(The following was written after watching the excellent documentary, “White Light/Black Rain”, on HBO — detailing the aftermath of the bombing by the United States of the Japanese cities Nagasaki and Hiroshima in 1945.)
I understand the stoicism of the Japanese people. The people I came from are also known for smiling through hardship, for maintaining an even keel while the world around you is falling apart.
So I understood the man who laughed as he recalled the months and years that passed after he was caught in the fallout of one of these atomic bombs; he laughed perhaps because what happened those sixty-odd years ago is still such a surreal event that it goes beyond crying… or he laughed because he had already shed so many tears, he had none left. Whatever the case was, as this brave man with the gentle eyes (who looked to me sort of like an Asian version of Jack Klugman) told his story, I understood as he laughed when he talked about how he regained consciousness after 40 days… how every time they’d change the bandages on his burned face and body, the pain would be so intense that he’d pass out… and how the worst thing was “the maggots eating my flesh… that was pure hell.”
Yet another man showed how his body was changed due to the blast and its effects. Six decades later, his chest looked like it had very recently been eviscerated, with just a thin layer of skin to cover it up. As he pointed out, you could see his heart beating between the bones of the very nearly exposed ribcage. His arm was also nearly melted away from the “heat rays” of the A-bomb, and now was very clearly scarred and bony.

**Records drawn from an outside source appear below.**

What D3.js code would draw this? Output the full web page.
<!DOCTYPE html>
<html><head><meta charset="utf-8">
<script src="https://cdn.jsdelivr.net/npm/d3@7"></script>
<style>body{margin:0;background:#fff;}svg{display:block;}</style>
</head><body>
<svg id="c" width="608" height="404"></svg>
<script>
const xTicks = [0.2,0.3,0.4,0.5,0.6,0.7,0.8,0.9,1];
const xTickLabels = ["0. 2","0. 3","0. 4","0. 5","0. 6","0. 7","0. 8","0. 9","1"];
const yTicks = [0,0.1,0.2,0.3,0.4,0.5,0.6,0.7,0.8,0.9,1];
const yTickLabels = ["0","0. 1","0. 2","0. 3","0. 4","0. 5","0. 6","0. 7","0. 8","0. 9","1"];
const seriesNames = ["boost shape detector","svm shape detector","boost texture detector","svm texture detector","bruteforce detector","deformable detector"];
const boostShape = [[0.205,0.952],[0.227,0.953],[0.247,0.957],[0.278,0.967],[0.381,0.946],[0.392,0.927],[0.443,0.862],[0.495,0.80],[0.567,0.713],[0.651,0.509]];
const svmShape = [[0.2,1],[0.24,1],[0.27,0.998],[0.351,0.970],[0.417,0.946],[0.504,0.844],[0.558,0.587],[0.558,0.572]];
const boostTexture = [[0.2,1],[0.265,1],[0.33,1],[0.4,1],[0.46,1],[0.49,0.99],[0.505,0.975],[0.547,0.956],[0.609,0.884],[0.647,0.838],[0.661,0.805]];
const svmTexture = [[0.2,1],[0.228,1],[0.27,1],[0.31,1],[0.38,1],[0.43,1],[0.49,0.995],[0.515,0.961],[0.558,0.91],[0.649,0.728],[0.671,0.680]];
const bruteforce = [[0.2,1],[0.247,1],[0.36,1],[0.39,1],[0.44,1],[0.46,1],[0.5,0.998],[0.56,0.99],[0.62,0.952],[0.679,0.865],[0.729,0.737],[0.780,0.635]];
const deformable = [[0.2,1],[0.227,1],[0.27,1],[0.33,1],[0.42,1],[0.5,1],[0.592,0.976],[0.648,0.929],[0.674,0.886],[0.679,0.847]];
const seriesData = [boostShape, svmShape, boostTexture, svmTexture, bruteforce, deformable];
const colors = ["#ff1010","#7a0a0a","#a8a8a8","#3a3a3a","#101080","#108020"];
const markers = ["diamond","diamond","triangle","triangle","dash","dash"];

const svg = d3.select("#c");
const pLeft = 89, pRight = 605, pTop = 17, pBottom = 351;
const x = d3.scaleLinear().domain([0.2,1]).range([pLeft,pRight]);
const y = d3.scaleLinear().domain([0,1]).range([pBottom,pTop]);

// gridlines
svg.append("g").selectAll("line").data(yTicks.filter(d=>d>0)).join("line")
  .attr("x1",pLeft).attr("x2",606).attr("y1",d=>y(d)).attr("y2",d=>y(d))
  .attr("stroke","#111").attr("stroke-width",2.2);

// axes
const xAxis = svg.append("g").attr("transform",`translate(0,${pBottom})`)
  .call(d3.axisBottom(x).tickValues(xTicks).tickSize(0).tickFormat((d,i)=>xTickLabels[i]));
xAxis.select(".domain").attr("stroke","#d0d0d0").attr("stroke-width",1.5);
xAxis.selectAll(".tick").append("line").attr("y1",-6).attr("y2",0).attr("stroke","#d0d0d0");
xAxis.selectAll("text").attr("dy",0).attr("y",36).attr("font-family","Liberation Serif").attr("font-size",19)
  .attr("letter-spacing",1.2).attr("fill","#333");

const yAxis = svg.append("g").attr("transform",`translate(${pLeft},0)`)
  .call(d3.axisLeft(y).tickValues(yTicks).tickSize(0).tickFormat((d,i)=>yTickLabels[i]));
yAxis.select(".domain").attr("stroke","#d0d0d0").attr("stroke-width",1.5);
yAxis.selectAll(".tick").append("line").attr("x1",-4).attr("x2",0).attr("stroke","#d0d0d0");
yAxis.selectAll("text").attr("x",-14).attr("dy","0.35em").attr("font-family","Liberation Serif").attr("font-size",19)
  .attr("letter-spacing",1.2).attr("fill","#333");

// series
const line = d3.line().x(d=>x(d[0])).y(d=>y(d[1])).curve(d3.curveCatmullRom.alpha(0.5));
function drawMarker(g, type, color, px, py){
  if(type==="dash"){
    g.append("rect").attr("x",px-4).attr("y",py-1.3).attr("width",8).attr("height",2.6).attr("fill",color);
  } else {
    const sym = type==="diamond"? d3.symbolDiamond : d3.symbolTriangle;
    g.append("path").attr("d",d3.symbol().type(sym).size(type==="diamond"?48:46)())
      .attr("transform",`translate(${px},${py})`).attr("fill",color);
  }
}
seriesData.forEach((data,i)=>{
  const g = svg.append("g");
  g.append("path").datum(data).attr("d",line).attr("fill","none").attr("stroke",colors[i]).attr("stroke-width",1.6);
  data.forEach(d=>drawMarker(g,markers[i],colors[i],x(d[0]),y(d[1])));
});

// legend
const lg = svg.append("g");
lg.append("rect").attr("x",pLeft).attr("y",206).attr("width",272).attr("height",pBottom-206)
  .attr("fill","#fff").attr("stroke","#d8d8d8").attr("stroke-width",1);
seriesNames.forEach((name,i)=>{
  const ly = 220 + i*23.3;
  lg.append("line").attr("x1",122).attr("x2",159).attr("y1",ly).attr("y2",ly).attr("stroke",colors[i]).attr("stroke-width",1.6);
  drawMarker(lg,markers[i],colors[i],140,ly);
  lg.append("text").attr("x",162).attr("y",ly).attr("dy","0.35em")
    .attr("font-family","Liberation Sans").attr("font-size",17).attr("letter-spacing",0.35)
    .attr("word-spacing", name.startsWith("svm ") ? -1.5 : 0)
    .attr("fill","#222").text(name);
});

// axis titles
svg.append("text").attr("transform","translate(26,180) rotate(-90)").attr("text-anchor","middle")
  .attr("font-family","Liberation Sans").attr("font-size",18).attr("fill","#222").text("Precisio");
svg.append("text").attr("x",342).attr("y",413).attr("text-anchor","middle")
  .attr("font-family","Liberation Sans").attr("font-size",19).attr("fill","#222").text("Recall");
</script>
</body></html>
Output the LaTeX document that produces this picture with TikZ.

A woman, who recalled the agony, pain, and eventual death of her 13-year-old sister Kuniko, bemoaned the fact that “it was me who convinced my parents that the family should all live together” in one city. That city was Nagasaki, and several months later, they were all dead. She said that her siblings had never gotten the chance to taste chocolate, or to experience any of the good things in life… and how she wished that it was she who had died instead, because of the guilt she feels to this day.
Another woman, who with her sister, had discovered their mother’s charred body just moments before it crumbled into ashes, recalled how in the aftermath of the bombing, her sister fell deeper and deeper into despair, and eventually jumped in front of a train going at full speed. This woman said, “I just couldn’t go on.” So she went to the train tracks and stood at the same place where her sister had been, but at the last moment before the train was about to hit her, she became afraid and jumped away. Then she said something that I think is maybe the through point of the whole documentary:
“I realized that there are two kinds of courage. The courage to live, and the courage to die. My sister had the courage to die. Me? I chose the courage to live. Even if I’m alone, I still want to live.”
Watching this, seeing these people, I was reminded of when I was 10 or 12 years old, and my English teacher made us all read the excellent book “Hiroshima” by John Hersey. At the time, I was shocked and sickened by the frank description of what happened during and after the payloads code-named “Little Boy” and “Fat Man” were dropped from the air. I am still shocked and sickened by memories of the horrors described within that book. The survivors of the only wartime nuclear attacks in the history of the world, who agreed to appear in this documentary to share their accounts and show their scars, felt a calling to do so, in order that nothing like this would ever happen again.
I urge everyone to see this documentary, not only because the subject carries new weight in light of the current events across the globe, but to put a face on the degree of suffering that humans are capable of inflicting on one another, as long as we have our blinders firmly in place over our eyes. Many people of that generation still feel that the use of the A-bomb actually saved more lives than it took, and I’m not here to open a discussion on the political ramifications of Truman’s decision, because it was a completely different time, and we cannot judge things appropriately from this distance.
But it is good to remember. And it is good to get a small feeling of all that enormous pain, much of which still exists. And yet, through it all, the human spirit shines through — even through the darkest times, even through the blackest rain.